━━━ PROVIDED RECORDS ━━━

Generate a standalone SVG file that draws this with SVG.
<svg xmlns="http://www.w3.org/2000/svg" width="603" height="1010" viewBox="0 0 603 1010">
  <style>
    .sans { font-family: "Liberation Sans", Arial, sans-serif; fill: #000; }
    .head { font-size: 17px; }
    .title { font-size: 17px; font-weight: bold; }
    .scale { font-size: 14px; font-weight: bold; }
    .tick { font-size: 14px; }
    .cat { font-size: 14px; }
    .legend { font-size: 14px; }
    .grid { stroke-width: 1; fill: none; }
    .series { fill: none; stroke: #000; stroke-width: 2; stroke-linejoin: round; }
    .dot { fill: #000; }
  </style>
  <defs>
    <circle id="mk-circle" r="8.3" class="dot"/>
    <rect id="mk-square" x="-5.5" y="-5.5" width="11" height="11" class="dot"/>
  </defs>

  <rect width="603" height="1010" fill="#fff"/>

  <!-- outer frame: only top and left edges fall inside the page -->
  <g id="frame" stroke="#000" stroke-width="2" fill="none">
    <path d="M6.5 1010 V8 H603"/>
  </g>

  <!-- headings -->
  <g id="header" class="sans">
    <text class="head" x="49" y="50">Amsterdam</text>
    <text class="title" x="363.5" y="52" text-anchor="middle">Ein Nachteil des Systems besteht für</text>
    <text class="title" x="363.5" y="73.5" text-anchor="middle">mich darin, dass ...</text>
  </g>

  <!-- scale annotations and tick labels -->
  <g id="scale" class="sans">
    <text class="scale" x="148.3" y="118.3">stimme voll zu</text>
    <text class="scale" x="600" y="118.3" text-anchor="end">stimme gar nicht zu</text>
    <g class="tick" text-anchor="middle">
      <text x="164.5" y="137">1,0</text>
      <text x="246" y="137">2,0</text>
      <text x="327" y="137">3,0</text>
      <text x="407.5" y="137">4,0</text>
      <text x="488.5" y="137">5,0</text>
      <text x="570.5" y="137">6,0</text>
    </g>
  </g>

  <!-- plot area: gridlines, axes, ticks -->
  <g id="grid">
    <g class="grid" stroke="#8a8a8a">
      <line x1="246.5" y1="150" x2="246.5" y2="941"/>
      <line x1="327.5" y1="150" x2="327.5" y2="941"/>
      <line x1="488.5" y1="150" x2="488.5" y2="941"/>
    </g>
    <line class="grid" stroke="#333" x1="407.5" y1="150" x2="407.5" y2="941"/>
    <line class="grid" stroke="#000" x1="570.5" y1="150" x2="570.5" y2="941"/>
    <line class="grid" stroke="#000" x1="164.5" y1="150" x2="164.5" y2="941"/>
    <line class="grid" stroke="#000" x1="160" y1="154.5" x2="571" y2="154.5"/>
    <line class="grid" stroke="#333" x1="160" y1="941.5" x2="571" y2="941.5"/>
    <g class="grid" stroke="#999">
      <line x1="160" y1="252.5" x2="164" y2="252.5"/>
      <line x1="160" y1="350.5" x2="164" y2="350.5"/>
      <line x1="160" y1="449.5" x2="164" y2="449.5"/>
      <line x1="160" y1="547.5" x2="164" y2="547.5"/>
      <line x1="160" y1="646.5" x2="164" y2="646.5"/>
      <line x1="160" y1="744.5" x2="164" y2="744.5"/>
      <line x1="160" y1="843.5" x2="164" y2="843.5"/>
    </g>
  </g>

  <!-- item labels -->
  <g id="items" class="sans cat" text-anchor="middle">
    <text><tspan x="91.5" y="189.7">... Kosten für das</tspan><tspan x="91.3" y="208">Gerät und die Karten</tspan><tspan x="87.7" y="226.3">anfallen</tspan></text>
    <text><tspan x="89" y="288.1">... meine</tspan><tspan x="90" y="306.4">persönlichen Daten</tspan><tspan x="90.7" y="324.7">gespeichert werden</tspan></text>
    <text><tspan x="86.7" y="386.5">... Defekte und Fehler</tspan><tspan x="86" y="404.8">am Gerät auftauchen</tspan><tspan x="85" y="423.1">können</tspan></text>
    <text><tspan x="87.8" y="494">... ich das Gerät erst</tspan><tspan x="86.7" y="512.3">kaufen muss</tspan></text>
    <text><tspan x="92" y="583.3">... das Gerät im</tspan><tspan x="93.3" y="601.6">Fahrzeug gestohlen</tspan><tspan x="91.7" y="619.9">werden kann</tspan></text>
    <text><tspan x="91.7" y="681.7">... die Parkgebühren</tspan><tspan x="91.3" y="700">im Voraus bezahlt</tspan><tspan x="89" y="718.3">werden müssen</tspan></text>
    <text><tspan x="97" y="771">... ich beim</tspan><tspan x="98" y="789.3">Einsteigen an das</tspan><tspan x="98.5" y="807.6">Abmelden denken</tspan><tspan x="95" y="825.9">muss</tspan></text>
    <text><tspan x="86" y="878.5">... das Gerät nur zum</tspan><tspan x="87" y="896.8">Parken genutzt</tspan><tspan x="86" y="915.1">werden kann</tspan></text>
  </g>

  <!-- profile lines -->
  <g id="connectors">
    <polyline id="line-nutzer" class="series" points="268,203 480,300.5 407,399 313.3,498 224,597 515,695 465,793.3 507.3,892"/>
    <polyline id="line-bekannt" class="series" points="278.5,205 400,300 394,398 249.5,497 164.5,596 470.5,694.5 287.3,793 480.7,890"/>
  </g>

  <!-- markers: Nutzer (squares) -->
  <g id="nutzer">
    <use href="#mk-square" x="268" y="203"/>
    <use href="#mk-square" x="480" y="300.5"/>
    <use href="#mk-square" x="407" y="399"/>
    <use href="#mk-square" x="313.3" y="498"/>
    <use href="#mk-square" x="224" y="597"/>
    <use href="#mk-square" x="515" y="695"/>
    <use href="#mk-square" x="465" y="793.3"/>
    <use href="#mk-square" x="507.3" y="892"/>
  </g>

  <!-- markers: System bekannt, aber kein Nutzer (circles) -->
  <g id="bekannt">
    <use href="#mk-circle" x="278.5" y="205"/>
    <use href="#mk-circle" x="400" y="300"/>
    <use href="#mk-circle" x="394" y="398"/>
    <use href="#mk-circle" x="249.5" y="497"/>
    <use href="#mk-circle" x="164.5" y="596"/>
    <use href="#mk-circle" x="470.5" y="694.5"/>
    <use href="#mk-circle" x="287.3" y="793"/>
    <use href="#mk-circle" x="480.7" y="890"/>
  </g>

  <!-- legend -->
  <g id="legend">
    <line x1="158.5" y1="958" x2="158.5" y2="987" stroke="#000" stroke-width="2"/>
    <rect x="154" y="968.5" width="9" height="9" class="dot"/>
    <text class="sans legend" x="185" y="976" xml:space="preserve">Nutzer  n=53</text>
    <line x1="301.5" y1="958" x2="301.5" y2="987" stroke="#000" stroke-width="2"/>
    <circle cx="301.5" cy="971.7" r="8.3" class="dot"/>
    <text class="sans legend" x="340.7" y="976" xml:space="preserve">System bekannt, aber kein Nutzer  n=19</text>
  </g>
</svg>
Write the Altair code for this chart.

━━━

**WORK INSTRUCTIONS**
Please restate the records in full, word for word.

**EXERCISE RESPONSE**
Generate a standalone SVG file that draws this with SVG.
<svg xmlns="http://www.w3.org/2000/svg" width="603" height="1010" viewBox="0 0 603 1010">
  <style>
    .sans { font-family: "Liberation Sans", Arial, sans-serif; fill: #000; }
    .head { font-size: 17px; }
    .title { font-size: 17px; font-weight: bold; }
    .scale { font-size: 14px; font-weight: bold; }
    .tick { font-size: 14px; }
    .cat { font-size: 14px; }
    .legend { font-size: 14px; }
    .grid { stroke-width: 1; fill: none; }
    .series { fill: none; stroke: #000; stroke-width: 2; stroke-linejoin: round; }
    .dot { fill: #000; }
  </style>
  <defs>
    <circle id="mk-circle" r="8.3" class="dot"/>
    <rect id="mk-square" x="-5.5" y="-5.5" width="11" height="11" class="dot"/>
  </defs>

  <rect width="603" height="1010" fill="#fff"/>

  <!-- outer frame: only top and left edges fall inside the page -->
  <g id="frame" stroke="#000" stroke-width="2" fill="none">
    <path d="M6.5 1010 V8 H603"/>
  </g>

  <!-- headings -->
  <g id="header" class="sans">
    <text class="head" x="49" y="50">Amsterdam</text>
    <text class="title" x="363.5" y="52" text-anchor="middle">Ein Nachteil des Systems besteht für</text>
    <text class="title" x="363.5" y="73.5" text-anchor="middle">mich darin, dass ...</text>
  </g>

  <!-- scale annotations and tick labels -->
  <g id="scale" class="sans">
    <text class="scale" x="148.3" y="118.3">stimme voll zu</text>
    <text class="scale" x="600" y="118.3" text-anchor="end">stimme gar nicht zu</text>
    <g class="tick" text-anchor="middle">
      <text x="164.5" y="137">1,0</text>
      <text x="246" y="137">2,0</text>
      <text x="327" y="137">3,0</text>
      <text x="407.5" y="137">4,0</text>
      <text x="488.5" y="137">5,0</text>
      <text x="570.5" y="137">6,0</text>
    </g>
  </g>

  <!-- plot area: gridlines, axes, ticks -->
  <g id="grid">
    <g class="grid" stroke="#8a8a8a">
      <line x1="246.5" y1="150" x2="246.5" y2="941"/>
      <line x1="327.5" y1="150" x2="327.5" y2="941"/>
      <line x1="488.5" y1="150" x2="488.5" y2="941"/>
    </g>
    <line class="grid" stroke="#333" x1="407.5" y1="150" x2="407.5" y2="941"/>
    <line class="grid" stroke="#000" x1="570.5" y1="150" x2="570.5" y2="941"/>
    <line class="grid" stroke="#000" x1="164.5" y1="150" x2="164.5" y2="941"/>
    <line class="grid" stroke="#000" x1="160" y1="154.5" x2="571" y2="154.5"/>
    <line class="grid" stroke="#333" x1="160" y1="941.5" x2="571" y2="941.5"/>
    <g class="grid" stroke="#999">
      <line x1="160" y1="252.5" x2="164" y2="252.5"/>
      <line x1="160" y1="350.5" x2="164" y2="350.5"/>
      <line x1="160" y1="449.5" x2="164" y2="449.5"/>
      <line x1="160" y1="547.5" x2="164" y2="547.5"/>
      <line x1="160" y1="646.5" x2="164" y2="646.5"/>
      <line x1="160" y1="744.5" x2="164" y2="744.5"/>
      <line x1="160" y1="843.5" x2="164" y2="843.5"/>
    </g>
  </g>

  <!-- item labels -->
  <g id="items" class="sans cat" text-anchor="middle">
    <text><tspan x="91.5" y="189.7">... Kosten für das</tspan><tspan x="91.3" y="208">Gerät und die Karten</tspan><tspan x="87.7" y="226.3">anfallen</tspan></text>
    <text><tspan x="89" y="288.1">... meine</tspan><tspan x="90" y="306.4">persönlichen Daten</tspan><tspan x="90.7" y="324.7">gespeichert werden</tspan></text>
    <text><tspan x="86.7" y="386.5">... Defekte und Fehler</tspan><tspan x="86" y="404.8">am Gerät auftauchen</tspan><tspan x="85" y="423.1">können</tspan></text>
    <text><tspan x="87.8" y="494">... ich das Gerät erst</tspan><tspan x="86.7" y="512.3">kaufen muss</tspan></text>
    <text><tspan x="92" y="583.3">... das Gerät im</tspan><tspan x="93.3" y="601.6">Fahrzeug gestohlen</tspan><tspan x="91.7" y="619.9">werden kann</tspan></text>
    <text><tspan x="91.7" y="681.7">... die Parkgebühren</tspan><tspan x="91.3" y="700">im Voraus bezahlt</tspan><tspan x="89" y="718.3">werden müssen</tspan></text>
    <text><tspan x="97" y="771">... ich beim</tspan><tspan x="98" y="789.3">Einsteigen an das</tspan><tspan x="98.5" y="807.6">Abmelden denken</tspan><tspan x="95" y="825.9">muss</tspan></text>
    <text><tspan x="86" y="878.5">... das Gerät nur zum</tspan><tspan x="87" y="896.8">Parken genutzt</tspan><tspan x="86" y="915.1">werden kann</tspan></text>
  </g>

  <!-- profile lines -->
  <g id="connectors">
    <polyline id="line-nutzer" class="series" points="268,203 480,300.5 407,399 313.3,498 224,597 515,695 465,793.3 507.3,892"/>
    <polyline id="line-bekannt" class="series" points="278.5,205 400,300 394,398 249.5,497 164.5,596 470.5,694.5 287.3,793 480.7,890"/>
  </g>

  <!-- markers: Nutzer (squares) -->
  <g id="nutzer">
    <use href="#mk-square" x="268" y="203"/>
    <use href="#mk-square" x="480" y="300.5"/>
    <use href="#mk-square" x="407" y="399"/>
    <use href="#mk-square" x="313.3" y="498"/>
    <use href="#mk-square" x="224" y="597"/>
    <use href="#mk-square" x="515" y="695"/>
    <use href="#mk-square" x="465" y="793.3"/>
    <use href="#mk-square" x="507.3" y="892"/>
  </g>

  <!-- markers: System bekannt, aber kein Nutzer (circles) -->
  <g id="bekannt">
    <use href="#mk-circle" x="278.5" y="205"/>
    <use href="#mk-circle" x="400" y="300"/>
    <use href="#mk-circle" x="394" y="398"/>
    <use href="#mk-circle" x="249.5" y="497"/>
    <use href="#mk-circle" x="164.5" y="596"/>
    <use href="#mk-circle" x="470.5" y="694.5"/>
    <use href="#mk-circle" x="287.3" y="793"/>
    <use href="#mk-circle" x="480.7" y="890"/>
  </g>

  <!-- legend -->
  <g id="legend">
    <line x1="158.5" y1="958" x2="158.5" y2="987" stroke="#000" stroke-width="2"/>
    <rect x="154" y="968.5" width="9" height="9" class="dot"/>
    <text class="sans legend" x="185" y="976" xml:space="preserve">Nutzer  n=53</text>
    <line x1="301.5" y1="958" x2="301.5" y2="987" stroke="#000" stroke-width="2"/>
    <circle cx="301.5" cy="971.7" r="8.3" class="dot"/>
    <text class="sans legend" x="340.7" y="976" xml:space="preserve">System bekannt, aber kein Nutzer  n=19</text>
  </g>
</svg>
Write the Altair code for this chart.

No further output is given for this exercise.